Support Vector Machine is an effective tool for emotion recognition. From the results, we noticed that the performance of SVM depends on the quality of the training set we provided initially. The accuracy for recognizing Fear, Boredom and Sadness is higher when the vector was modeled by using only 7 major features. Although SVM recognized a small number of the Sadness utterances as Boredom, and few Fear audio clips as Angry, the result is highly acceptance if we consider the nature between Boredom and Sadness is similar. Also, an utterance may mix with more than one emotion.
Sometimes, there is no definite conclusion of what emotion the utterances should be perceived.
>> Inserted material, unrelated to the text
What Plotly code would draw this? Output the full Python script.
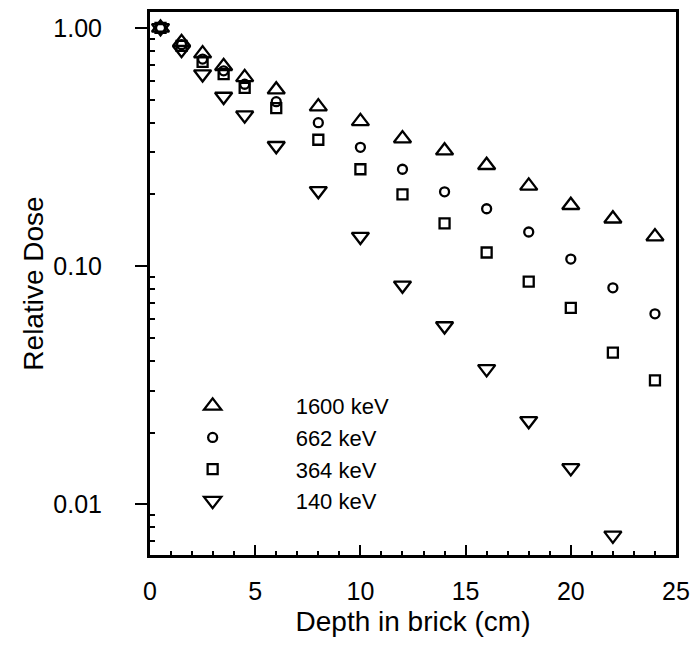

Another observation is that increasing the dimensionality of training vector does not necessarily improve the emotion detection capability in SVM. When we blindly train the model of the SVM with all the features we constructed, the accuracy of recognizing
Anger and Happiness slightly increases, but the accuracy of recognizing other emotions decreases at the same time. In some cases, the results are not acceptable such as a fear utterance is being mistaken as a sad utterance, or a bored utterance as a happy utterance.
Judgment based on good quality features of discriminating power will improve the accuracy of the system, it also results in consistent predictions. In our study, SVM has done poorly in recognizing the emotions between Anger and Happiness. It is because we have not discovered a feature with high discriminating power to discriminate Anger and Happiness. Moreover, we can improve the performance by using different approaches for measuring and selecting audio features. We may also examine the temporal features, and use the method of modeling as our emotion classification method. We can combine and compare different recognition methods to achieve an optimal result when we attempt to build a high-performance system to recognize emotions from spoken words.